Typical worker to lose $30k from compulsory super increase

The Grattan Institute has slammed the legislated increase in the superannuation guarantee (compulsory superannuation) to 12%, claiming it would rob middle income earners of around $30,000 (1%) of lifetime earnings. From The AFR:

“It’s hard to think of a policy less in the interests of working Australians than higher compulsory super contributions,” said Brendan Coates, the director of Grattan’s household finances program…

This is because each dollar they have in super will reduce how much they are entitled to receive in government-funded age pension payments.

Mr Coates said the median worker earning $58,000 today would lose about 2.5 per cent of wages each year and get less than a 1 per cent-a-year boost to their retirement incomes…

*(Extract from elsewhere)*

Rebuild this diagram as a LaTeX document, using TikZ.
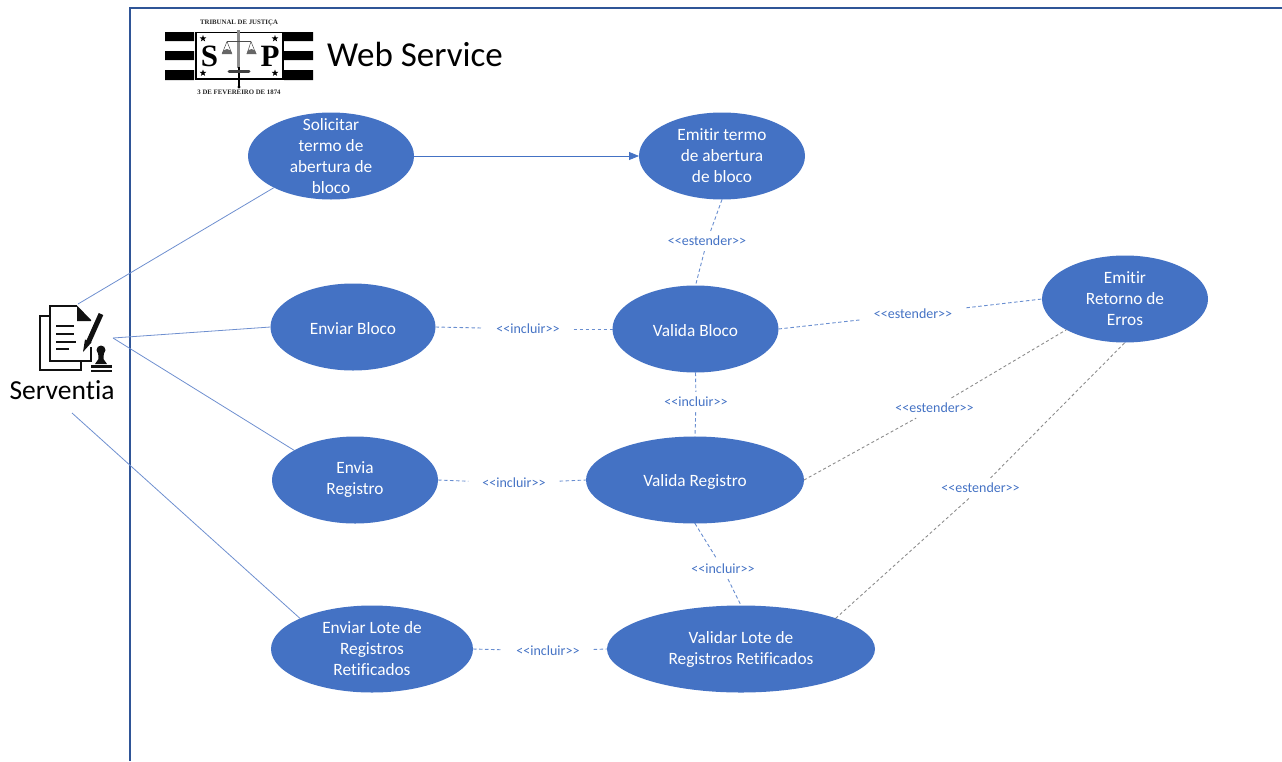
\documentclass[tikz,border=0pt]{standalone}
\usepackage{fontspec}
\setmainfont[Ligatures=NoCommon]{Carlito}
\newfontfamily\logoserif{Liberation Serif}
\usetikzlibrary{shapes.geometric,arrows.meta}
\definecolor{ublue}{HTML}{4472C4}
\definecolor{uline}{HTML}{6E8FCF}
\definecolor{udark}{HTML}{2F5597}
\definecolor{ugray}{HTML}{8C8C8C}
\definecolor{icon}{HTML}{111111}
\tikzset{
  usecase/.style={ellipse,fill=ublue,text=white,font=\fontsize{17.3}{21}\selectfont,align=center,inner sep=0pt,outer sep=0pt,execute at begin node={\rule{0pt}{15.5pt}}},
  rellabel/.style={rectangle,text=ublue,font=\fontsize{14}{15}\selectfont,inner xsep=14pt,inner ysep=5pt},
  assoc/.style={uline,line width=0.8pt},
  dep/.style={ublue!80,line width=0.9pt,dash pattern=on 3.5pt off 2.5pt},
  depgray/.style={ugray,line width=0.9pt,dash pattern=on 3pt off 2.5pt},
  flow/.style={ublue,line width=0.8pt,-{Triangle[length=10pt,width=8pt]}},
  logostar/.style={star,star points=5,star point ratio=2.4,fill=black,inner sep=0pt,minimum size=7pt},
  logotext/.style={font=\logoserif\bfseries\fontsize{6.8}{7}\selectfont,text=black!85,inner sep=0pt},
  logoletter/.style={font=\logoserif\bfseries\fontsize{31}{32}\selectfont,text=black,inner sep=0pt},
}
\begin{document}
\begin{tikzpicture}[x=1pt,y=-1pt]
\useasboundingbox (0,0) rectangle (1282,761);
% frame
\draw[udark,line width=1.2pt] (130,761) -- (130,8) -- (1282,8);

% logo
\fill[black] (165,32) rectangle (194,41) (165,51) rectangle (194,60) (165,70) rectangle (194,80);
\fill[black] (284,32) rectangle (313,41) (284,51) rectangle (313,60) (284,70) rectangle (313,80);
\draw[black,line width=1.2pt] (196,32.5) rectangle (283,79);
\node[logotext] (logotop) at (239,22.5) {TRIBUNAL DE JUSTIÇA};
\node[logotext] (logobottom) at (239,92) {3 DE FEVEREIRO DE 1874};
\node[logoletter] (logoS) at (209.5,56) {S};
\node[logoletter] (logoP) at (270,56) {P};
\node[logostar] (s1) at (203,38.5) {};
\node[logostar] (s2) at (275,38.5) {};
\node[logostar] (s3) at (203,73) {};
\node[logostar] (s4) at (275,73) {};
\draw[black!45,line width=3pt] (238.5,30) -- (238.5,68);
\draw[black,line width=1.8pt] (239,67) -- (239,87);
\draw[black!75,line width=3pt,line cap=round] (229,71.5) -- (249,71.5);
\fill[black] (239,87) circle (1.6);
\draw[black!70,line width=0.7pt] (227,41.5) -- (251,41.5);
\draw[black!70,line width=0.5pt] (227,41.5) -- (222,54) (227,41.5) -- (232,54) (251,41.5) -- (247,54) (251,41.5) -- (256,54);
\fill[black!60] (222,54) arc[start angle=180,end angle=360,radius=5] -- cycle;
\fill[black!60] (246.5,54) arc[start angle=180,end angle=360,radius=5] -- cycle;

% title
\node[font=\fontsize{35}{40}\selectfont,inner sep=0pt,anchor=west] (title) at (327,54) {Web Service};

% actor icon
\draw[icon,line width=2pt,line join=miter] (49,315.5) -- (39.8,315.5) -- (39.8,370) -- (81,370) -- (81,361);
\draw[icon,line width=2pt,line join=miter] (77,306) -- (49.8,306) -- (49.8,361) -- (91,361) -- (91,347);
\fill[icon] (77,305.5) -- (91,320) -- (91,321) -- (77,321) -- cycle;
\draw[icon,line width=2pt] (56,326) -- (74,326) (56,334) -- (74,334) (56,342) -- (76,342) (56,349) -- (69,349);
\draw[icon,line width=5pt] (101,314) -- (88.5,342);
\fill[icon] (85,339.5) -- (91.5,342.5) -- (83,352) -- cycle;
\fill[icon] (101,350) circle (4.5);
\fill[icon] (98,351) -- (104,351) -- (103.5,359) -- (107,364) -- (95,364) -- (98.5,359) -- cycle;
\fill[icon] (91,364.5) rectangle (112,368);
\fill[icon] (91,370) rectangle (112,372);
\coordinate (actorTop) at (78,304);
\coordinate (actorRight) at (113,338);
\coordinate (actorBottom) at (72,413);
\node[font=\fontsize{27.5}{30}\selectfont,inner sep=0pt] (serventia) at (62,390) {Serventia};

% use cases
\node[usecase,inner ysep=-12pt,minimum width=166pt,minimum height=87pt] (sol) at (331,156) {Solicitar\\termo de\\abertura de\\bloco};
\node[usecase,minimum width=166pt,minimum height=87pt] (emt) at (722,156) {Emitir termo\\de abertura\\de bloco};
\node[usecase,minimum width=165pt,minimum height=87pt] (env) at (353,327) {Enviar Bloco};
\node[usecase,minimum width=166pt,minimum height=87pt] (vbl) at (695.5,329) {Valida Bloco};
\node[usecase,minimum width=166pt,minimum height=87pt] (ret) at (1125,299) {Emitir\\Retorno de\\Erros};
\node[usecase,minimum width=166pt,minimum height=87pt] (enr) at (355,480) {Envia\\Registro};
\node[usecase,minimum width=218pt,minimum height=87pt] (vrg) at (695,480) {Valida Registro};
\node[usecase,minimum width=202pt,minimum height=87pt] (enl) at (372,649) {Enviar Lote de\\Registros\\Retificados};
\node[usecase,minimum width=268pt,minimum height=87pt] (vlt) at (741,649) {Validar Lote de\\Registros Retificados};

% relation labels
\node[rellabel] (l1) at (707,241) {<{}<estender>{}>};
\node[rellabel] (l2) at (528,329) {<{}<incluir>{}>};
\node[rellabel] (l3) at (913,314) {<{}<estender>{}>};
\node[rellabel] (l4) at (696,402) {<{}<incluir>{}>};
\node[rellabel] (l5) at (514,483) {<{}<incluir>{}>};
\node[rellabel] (l6) at (934.5,408) {<{}<estender>{}>};
\node[rellabel] (l7) at (723,569) {<{}<incluir>{}>};
\node[rellabel] (l8) at (980.5,488) {<{}<estender>{}>};
\node[rellabel] (l9) at (548,651) {<{}<incluir>{}>};

% actor associations
\draw[assoc] (actorTop) -- (sol.209);
\draw[assoc] (actorRight) -- (env.west);
\draw[assoc] (actorRight) -- (enr.154);
\draw[assoc] (actorBottom) -- (enl.157);

% flow
\draw[flow] (sol.east) -- (emt.west);

% dependencies
\draw[dep] (emt.south) -- (l1);
\draw[dep] (l1) -- (vbl.north);
\draw[dep] (env.east) -- (l2);
\draw[dep] (l2) -- (vbl.west);
\draw[dep] (vbl.east) -- (l3);
\draw[dep] (l3) -- (ret.west);
\draw[dep] (vbl.south) -- (l4);
\draw[dep] (l4) -- (vrg.north);
\draw[dep] (enr.east) -- (l5);
\draw[dep] (l5) -- (vrg.west);
\draw[dep] (vrg.south) -- (l7);
\draw[dep] (l7) -- (vlt.north);
\draw[dep] (enl.east) -- (l9);
\draw[dep] (l9) -- (vlt.west);
\draw[depgray] (vrg.east) -- (l6);
\draw[depgray] (l6) -- (ret.south west);
\draw[depgray] (vlt.north east) -- (l8);
\draw[depgray] (l8) -- (ret.south);
\end{tikzpicture}
\end{document}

“Lifting compulsory super to 12 per cent of wages would cost taxpayers an extra $2 billion to $2.5 billion each year in super tax breaks, overwhelmingly to high-income earners. And those super tax breaks would dwarf any budget savings on the age pension until about 2060.”

Spot on. Raising the superannuation guarantee to 12% will cost the Budget more in lost personal income tax revenues (since superannuation in concessionally taxed) than it will save in Aged Pension costs.

The below chart from Grattan says it all: “both the short and long term, superannuation tax breaks cost the budget more than they save in pension payments”:

The Henry Tax Review also explicitly acknowledged that compulsory superannuation costs the federal budget more than it saves in Aged Pension costs:

“An increase in the superannuation guarantee would … have a net cost to government revenue even over the long term (that is, the loss of income tax revenue would not be replaced fully by an increase in superannuation tax collections or a reduction in Age Pension costs).”

Raising the superannuation guarantee would also lower wages, since super contributions are paid for by workers, not employers.

According to Grattan, increasing the superannuation guarantee to 12% would cost workers up to $20 billion a year in foregone wages once fully implemented in 2025-26, or close to 1% of GDP:

The Parliamentary Budget Office came to a similar conclusion in April:

“The increase in the superannuation guarantee to 12 per cent will likely lead to lower wage increases, shifting a greater proportion of earnings into the superannuation system”.

As did the Henry Tax Review, which explicitly recommended against raising the superannuation guarantee:

“Although employers are required to make superannuation guarantee contributions, employees bear the cost of these contributions through lower wage growth. This means the increase in the employee’s retirement income is achieved by reducing their standard of living before retirement…

The retirement income report recommended that the superannuation guarantee rate remain at 9 per cent. In coming to this recommendation the Review took into the account the effect that the superannuation guarantee has on the pre-retirement income of low-income earners”.

There is no sense in raising the superannuation guarantee when we know that, because of the 15% flat tax on contributions/earnings, the lion’s share of benefits will flow to higher income earners? The below chart from the ABS tells the story:

In 2017-18, total household superannuation benefits received was $112,009m. Households in the highest income and net worth quintile received 47% and 74% of total household superannuation benefits, by comparison households in the lowest income and net worth quintile received 3% and 2% of total household superannuation benefits. There was an increase in the share of total household superannuation benefits received by households in each quintile from the lowest to the highest for both income and net worth quintiles, with the increase being particularly steep from the fourth to the highest net worth quintiles. The ratio of the value of the highest to lowest quintiles was 15.5 and 45.7 for income and net worth quintiles for superannuation benefits received.

Rather than blindly raising the superannuation guarantee, as advocated by Labor and the industry, superannuation concessions should be made more progressive. This way, low income workers could enjoy a boost in their retirement savings without also incurring a reduction in their take home pay and destroying the federal budget. Reform along these lines would also improving equity.